If you want a more level headed overview of code signing differences, you can read this post I wrote back when this issue started coming to a head the first time back in 2021: https://nixpulvis.com/ramblings/2021-02-02-signing-and-notar...

Now, unsurprisingly, more and more distributers are falling in line, and it's all mostly theater.

Where is our modern Stallman, how have we let these massive platform OS providers assert this much control over the developer ecosystem.
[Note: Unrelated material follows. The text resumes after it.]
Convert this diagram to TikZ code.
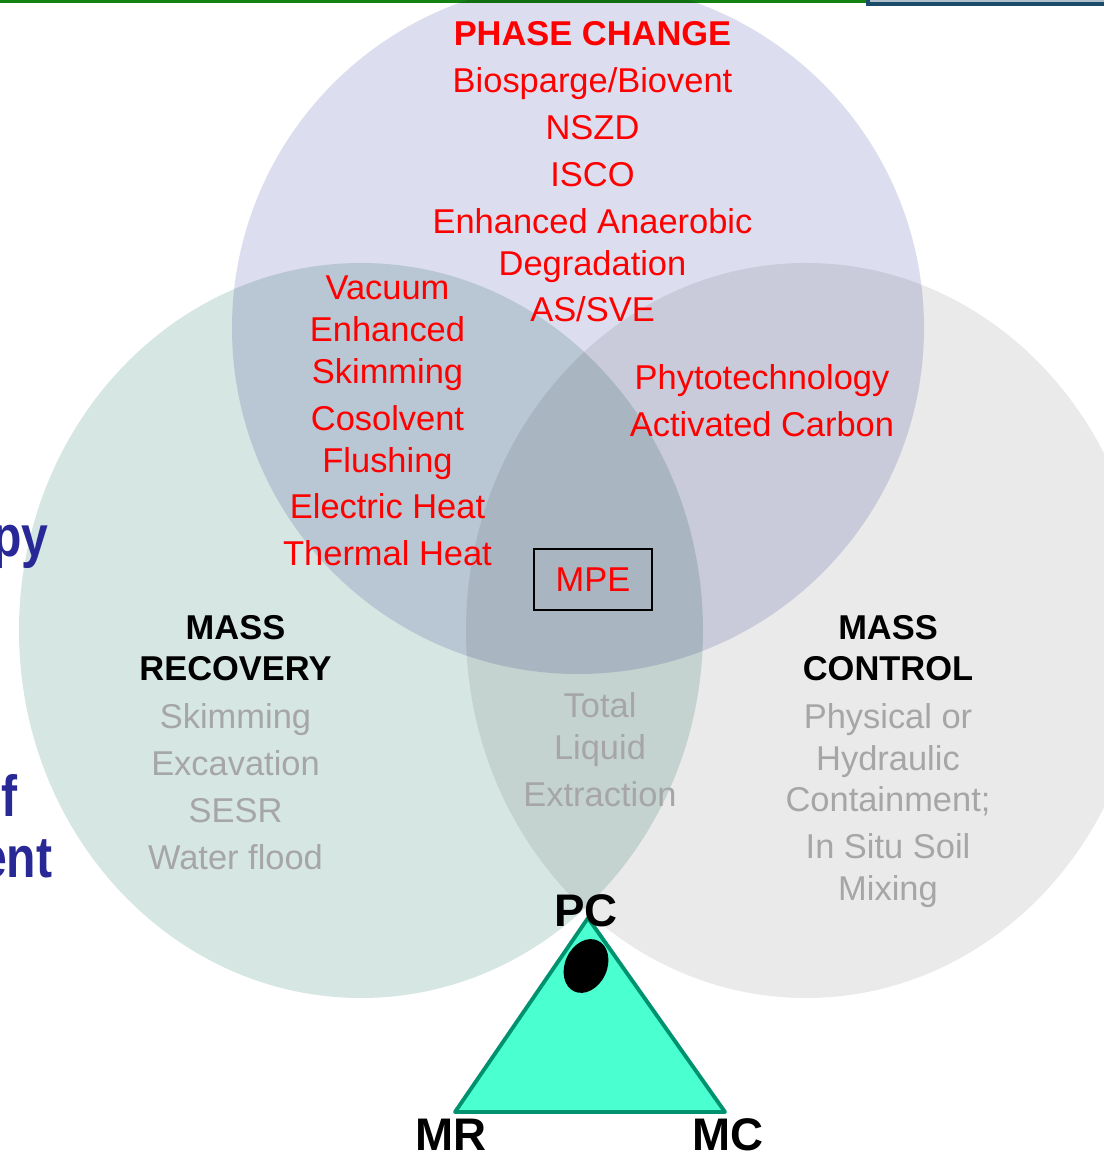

They collect $99/yr for the right to give away free software! Madness. And they lie about the safety of the system. How about focus on keeping the OS secure and maintaining process isolation, and let users run what they want.

fudged71 11/12/2025|
Homebrew also started preventing you from installing any packages system-wide with pip
woodruffw 11/13/2025||
This is true, but also misleading: Homebrew did what every major "distro-level" package manager did, which was conform to PEP 668[1].

(This, as it turns out, was a great idea. A single global shared environment that pip used by default was one of the single greatest sources of user frustration in Python.)

[1]: https://peps.python.org/pep-0668/

kstrauser 11/13/2025||
No, pip itself did that, and fortunately. It’s a setting you can disable if you want to be able to accidentally trash your environment.
saagarjha 11/13/2025||
I want to purposefully trash my environment
kstrauser 11/13/2025||
Pip will let you! You just have to ask it nicely.